Panel Paper:
To Gig or Not to Gig: Exploring the Effect of Social Determinants and Employment Motivations behind Informal Work Choices
Saturday, March 30, 2019
Butler Pavilion - Butler Board Room (American University)
*Names in bold indicate Presenter
Informal work activities, particularly gig work, embodies degrees of workforce participation, work identity, and workers’ motivations. This paper seeks to understand the degree in which social determinants such as race, gender, age and familial status, internal motivations, and one’s attachment to formal labor, may influence engagement of informal and gig work activities. Using U.S. representative population data from the Enterprising and Informal Work Activities (EIWA) survey, a series of logistic and multinomial logistic regressions were used to examine the predictive qualities of workers’ social demographics, work identity, and motivations to engage in informal and gig work activities. This paper also explores the predictive qualities of workers’ motivations and social identities upon gig work type using an adaptation of Kalleberg and Dunn’s (2016) gig work schema which categorizes gig work by platform and worker control. The results in this paper describe the nuances in understanding who is chooses gig work and motivations to engage in this work. The social determinants of gender, age, and living with children was found to be predictive indicators of choosing to engage in informal and gig work activities. Selling of goods was the most prevalent type of informal work engagement across multiple degrees of formal work attachment and internal motivations.
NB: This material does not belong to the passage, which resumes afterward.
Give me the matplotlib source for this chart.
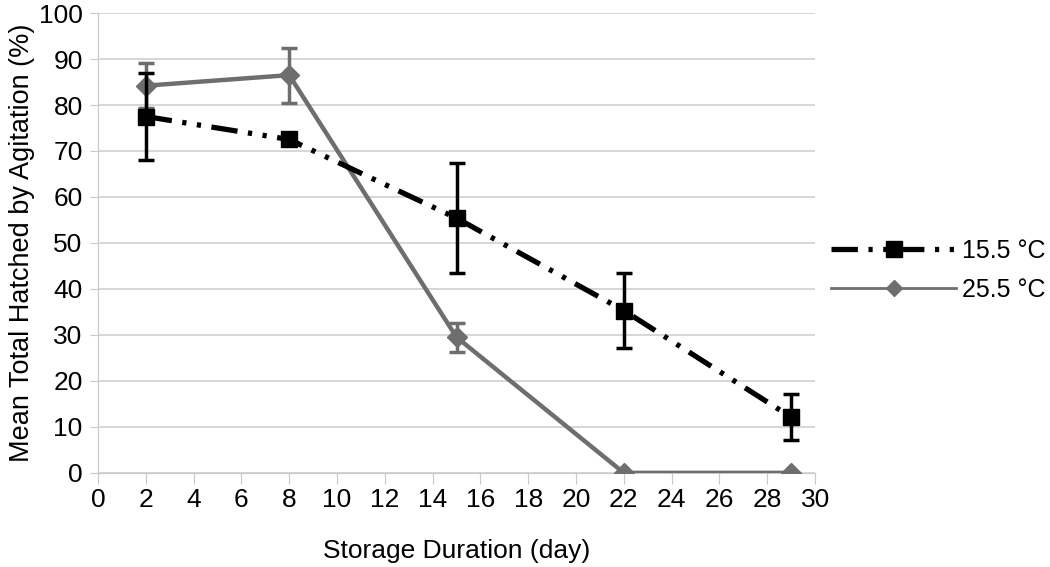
import matplotlib.pyplot as plt
from matplotlib.lines import Line2D
import numpy as np

plt.rcParams['font.family'] = ['Liberation Sans', 'DejaVu Sans']

# Données
jours = [2, 8, 15, 22, 29]
moy_155 = [77.5, 72.5, 55.4, 35.3, 12.1]
err_155 = [9.5, 1.0, 12.0, 8.1, 5.0]
moy_255 = [84.2, 86.5, 29.5, 0.0, 0.0]
err_255 = [4.9, 6.0, 3.2, 0.0, 0.0]
labels = ['15.5 °C', '25.5 °C']

fig = plt.figure(figsize=(10.5, 5.67), dpi=100)
ax = fig.add_axes([0.0933, 0.166, 0.683, 0.811])

gris = '#6e6e6e'
tirets = [5, 2, 0.8, 2, 0.8, 2]

ax.errorbar(jours, moy_255, yerr=err_255, color=gris, ecolor=gris, lw=3.2,
            marker='D', markersize=10.5, capsize=6, capthick=2.5, elinewidth=2.5,
            zorder=3)
ax.errorbar(jours, moy_155, yerr=err_155, color='black', ecolor='black', lw=3.8,
            dashes=tirets, marker='s', markersize=11, capsize=6,
            capthick=2.5, elinewidth=2.5, zorder=4)

ax.set_xlim(0, 30)
ax.set_ylim(0, 100)
ax.set_xticks(np.arange(0, 31, 2))
ax.set_yticks(np.arange(0, 101, 10))
ax.grid(axis='y', color='#d0d0d0', lw=1.2)
ax.set_axisbelow(True)
for s in ['top', 'right']:
    ax.spines[s].set_visible(False)
ax.spines['left'].set_color('#c8c8c8')
ax.spines['bottom'].set_color('#c8c8c8')
ax.tick_params(axis='y', length=6, color='#c8c8c8', labelsize=19, pad=5)
ax.tick_params(axis='x', length=8, color='#c8c8c8', labelsize=19, pad=3)

ax.set_xlabel('Storage Duration (day)', fontsize=19, labelpad=19)
ax.set_ylabel('Mean Total Hatched by Agitation (%)', fontsize=19.5, labelpad=3)

poignees = [
    Line2D([], [], color='black', lw=3.8, dashes=tirets, marker='s', markersize=11),
    Line2D([], [], color=gris, lw=2, marker='D', markersize=8),
]
ax.legend(poignees, labels, loc='center left', bbox_to_anchor=(1.012, 0.44),
          frameon=False, fontsize=18, handlelength=5.0, handletextpad=0.25,
          labelspacing=0.6, borderaxespad=0.1, borderpad=0.2)

fig.savefig('out.png', dpi=100)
Among digitized gig work platforms, participants’ motivations varied depending on work control patterns associated with gig work branding, employment skills, and worker enthusiasm. Informal work as opposed to gig work appears more accessible to those with socially vulnerable identities despite carrying more employment risks and instability. Implications for future research and policy includes gig work data that is specifically aimed at gig work participation and more nuanced understanding of workers’ motivations and the relationship between formal work identity and informal and gig work participation.